Review the account information of the deceased. Read the bank statement to see if the deceased had a co-owner or pay-on-death beneficiary listed on the account. If you are named as the beneficiary, you can close the account without delay. If the deceased had a single ownership account with no named beneficiaries, you must provide the bank with letters of administration from the probate court naming you as the administrator.
Go to the bank. Provide the bank representative with an original copy of the certified death certificate and your government issued identification. If applicable, provide the banker with the letters of administration. Tell the banker to close the account. If you are not the administrator or pay-on-death beneficiary, you cannot close the account. The banker will contact the legal department to verify that the letters of administration are valid as written. Once the letters have been verified, ask the banker to make a cashier's or official check payable to you. Banks generally require people to take disbursements from accounts belonging to a deceased customer, in the form of a check so that they have a paper trail of the transaction.

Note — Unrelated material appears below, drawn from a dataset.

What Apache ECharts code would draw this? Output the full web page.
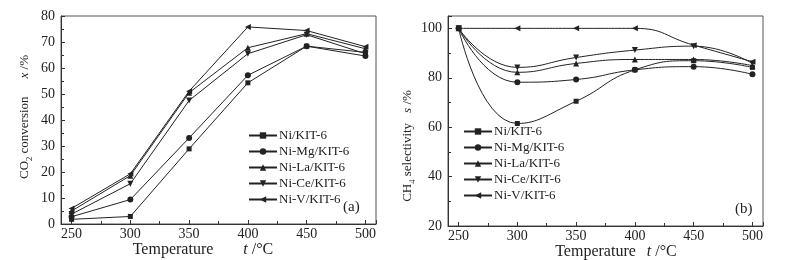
<!DOCTYPE html>
<html>
<head>
<meta charset="utf-8">
<script src="https://cdn.jsdelivr.net/npm/echarts@6/dist/echarts.min.js"></script>
<style>
  html, body { margin: 0; padding: 0; background: #fff; }
  #chart { width: 791px; height: 260px; }
</style>
</head>
<body>
<div id="chart"></div>
<script>
// temperatures (°C)
const temps = [250, 300, 350, 400, 450, 500];
const seriesNames = ['Ni/KIT-6', 'Ni-Mg/KIT-6', 'Ni-La/KIT-6', 'Ni-Ce/KIT-6', 'Ni-V/KIT-6'];

// (a) CO2 conversion, %
const convNi = [1.8, 2.9, 28.9, 54.3, 68.4, 66.0];
const convMg = [2.8, 9.4, 33.1, 57.2, 68.4, 64.6];
const convLa = [5.0, 18.6, 50.5, 67.8, 73.2, 67.4];
const convCe = [3.8, 15.5, 47.5, 65.5, 72.8, 65.5];
const convV = [6.0, 19.3, 51.1, 75.8, 74.4, 68.2];

// (b) CH4 selectivity, %
const selNi = [100, 61.5, 70.5, 83.2, 86.9, 84.2];
const selMg = [100, 78.2, 79.3, 83.2, 84.5, 81.4];
const selLa = [100, 82.2, 85.8, 87.4, 87.4, 84.9];
const selCe = [100, 84.2, 88.2, 91.2, 92.8, 85.8];
const selV = [100, 100, 100, 100, 93.2, 86.5];

const symbols = ['rect', 'circle', 'triangle', 'triangle', 'triangle'];
const rotations = [0, 0, 0, 180, 90];

const FONT = 'Liberation Serif';
const INK = '#222';

const pairs = vals => temps.map((t, i) => [t, vals[i]]);

const makeSeries = (name, idx, vals, axis, smooth) => ({
  name,
  type: 'line',
  xAxisIndex: axis,
  yAxisIndex: axis,
  data: pairs(vals),
  smooth,
  symbol: symbols[idx],
  symbolRotate: rotations[idx],
  symbolSize: idx === 0 ? 5 : 6,
  lineStyle: { color: INK, width: 1 },
  itemStyle: { color: INK },
  emphasis: { disabled: true },
  animation: false
});

const xAxisBase = (gridIndex, gapBeforeVar, pad) => ({
  type: 'value',
  gridIndex,
  min: 241,
  max: 509,
  minInterval: 50,
  maxInterval: 50,
  name: '{a|Temperature}{i|t}{a| /°C}',
  nameLocation: 'middle',
  nameGap: 18,
  nameMoveOverlap: false,
  nameTextStyle: {
    fontFamily: FONT,
    fontSize: 16,
    color: INK,
    padding: pad,
    rich: {
      a: { fontFamily: FONT, fontSize: 16, color: INK },
      i: { fontFamily: FONT, fontSize: 16, fontStyle: 'italic', color: INK, padding: [0, 0, 0, gapBeforeVar] }
    }
  },
  axisLine: { show: true, onZero: false, lineStyle: { color: '#333', width: 1 } },
  axisTick: { show: true, inside: true, length: 4, lineStyle: { color: '#333' } },
  minorTick: { show: true, splitNumber: 2, length: 3, lineStyle: { color: '#333' } },
  splitLine: { show: false },
  axisLabel: {
    fontFamily: FONT,
    fontSize: 14,
    color: INK,
    margin: 3,
    formatter: v => (v % 50 === 0 ? String(v) : '')
  }
});

const yAxisBase = (gridIndex, min, max, interval, nameText, gap, gapBeforeVar, pad, showFn) => ({
  type: 'value',
  gridIndex,
  min,
  max,
  interval,
  name: nameText,
  nameLocation: 'middle',
  nameGap: gap,
  nameMoveOverlap: false,
  nameRotate: 90,
  nameTextStyle: {
    fontFamily: FONT,
    fontSize: 13,
    color: INK,
    padding: pad,
    rich: {
      a: { fontFamily: FONT, fontSize: 13, color: INK, lineHeight: 18, verticalAlign: 'middle' },
      s: { fontFamily: FONT, fontSize: 8.5, color: INK, lineHeight: 8, verticalAlign: 'bottom' },
      i: { fontFamily: FONT, fontSize: 13, fontStyle: 'italic', color: INK, lineHeight: 18, verticalAlign: 'middle', padding: [0, 0, 0, gapBeforeVar] }
    }
  },
  axisLine: { show: true, lineStyle: { color: '#333', width: 1 } },
  axisTick: { show: true, inside: true, length: 4, lineStyle: { color: '#333' } },
  minorTick: { show: true, splitNumber: 2, length: 3, lineStyle: { color: '#333' } },
  splitLine: { show: false },
  axisLabel: {
    fontFamily: FONT,
    fontSize: 14,
    color: INK,
    margin: 6,
    formatter: showFn
  }
});

const legendBase = (left, top) => ({
  orient: 'vertical',
  left,
  top,
  padding: 0,
  data: seriesNames,
  itemWidth: 28,
  itemHeight: 8,
  itemGap: 3,
  selectedMode: false,
  textStyle: { fontFamily: FONT, fontSize: 13, fontWeight: 'normal', color: INK, lineHeight: 13, padding: [0, 0, 0, -3] }
});

const gridBase = (left, height) => ({
  left,
  top: 16,
  width: 315,
  height,
  outerBoundsMode: 'none',
  containLabel: false,
  show: true,
  borderColor: '#555',
  borderWidth: 1,
  backgroundColor: 'transparent'
});

const chart = echarts.init(document.getElementById('chart'), null, { renderer: 'canvas' });

chart.setOption({
  backgroundColor: '#fff',
  animation: false,
  grid: [gridBase(61, 208), gridBase(448, 210)],
  xAxis: [
    xAxisBase(0, 30, [0, 31, 0, 0]),
    xAxisBase(1, 11, [0, 0, 0, 21])
  ],
  yAxis: [
    yAxisBase(0, 0, 80, 10, '{a|CO}{s|2}{a| conversion}{i|x}{a| /%}', 27, 18, [0, 0, 0, 6],
      v => String(v)),
    yAxisBase(1, 20, 105, 20, '{a|CH}{s|4}{a| selectivity}{i|s}{a| /%}', 31, 10, [0, 50, 0, 0],
      v => (v % 20 === 0 ? String(v) : ''))
  ],
  legend: [legendBase(248, 129), legendBase(463, 125)],
  graphic: [
    { type: 'text', left: 343, top: 200, style: { text: '(a)', font: '15px "Liberation Serif"', fill: INK } },
    { type: 'text', left: 735, top: 202, style: { text: '(b)', font: '15px "Liberation Serif"', fill: INK } }
  ],
  series: [
    makeSeries(seriesNames[0], 0, convNi, 0, false),
    makeSeries(seriesNames[1], 1, convMg, 0, false),
    makeSeries(seriesNames[2], 2, convLa, 0, false),
    makeSeries(seriesNames[3], 3, convCe, 0, false),
    makeSeries(seriesNames[4], 4, convV, 0, false),
    makeSeries(seriesNames[0], 0, selNi, 1, true),
    makeSeries(seriesNames[1], 1, selMg, 1, true),
    makeSeries(seriesNames[2], 2, selLa, 1, true),
    makeSeries(seriesNames[3], 3, selCe, 1, true),
    makeSeries(seriesNames[4], 4, selV, 1, true)
  ]
});
</script>
</body>
</html>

Verify the amount of the check. Make sure that the banker printed your name correctly. Leave the bank. The banker will retain a copy of both the original death certificate and the letters of administration.
Social Security normally requires two weeks notice to discontinue benefit payments. If payments occur after the deceased dies, they must be repaid. Contact utility companies, phone providers and other vendors to notify them of the death and stop monthly charges from occurring after death. To prevent any withdrawals from occurring, provide the bank with a copy of the death certificate. The bank cannot close the account but it can freeze the account to prevent further charges from posting.
Many banks assess account inactivity fees if no withdrawals or deposits are made for an extended period, usually three months or more. If an estate goes through a lengthy probate process, funds may have been depleted by recurring fees by the time the court issues letters of administration.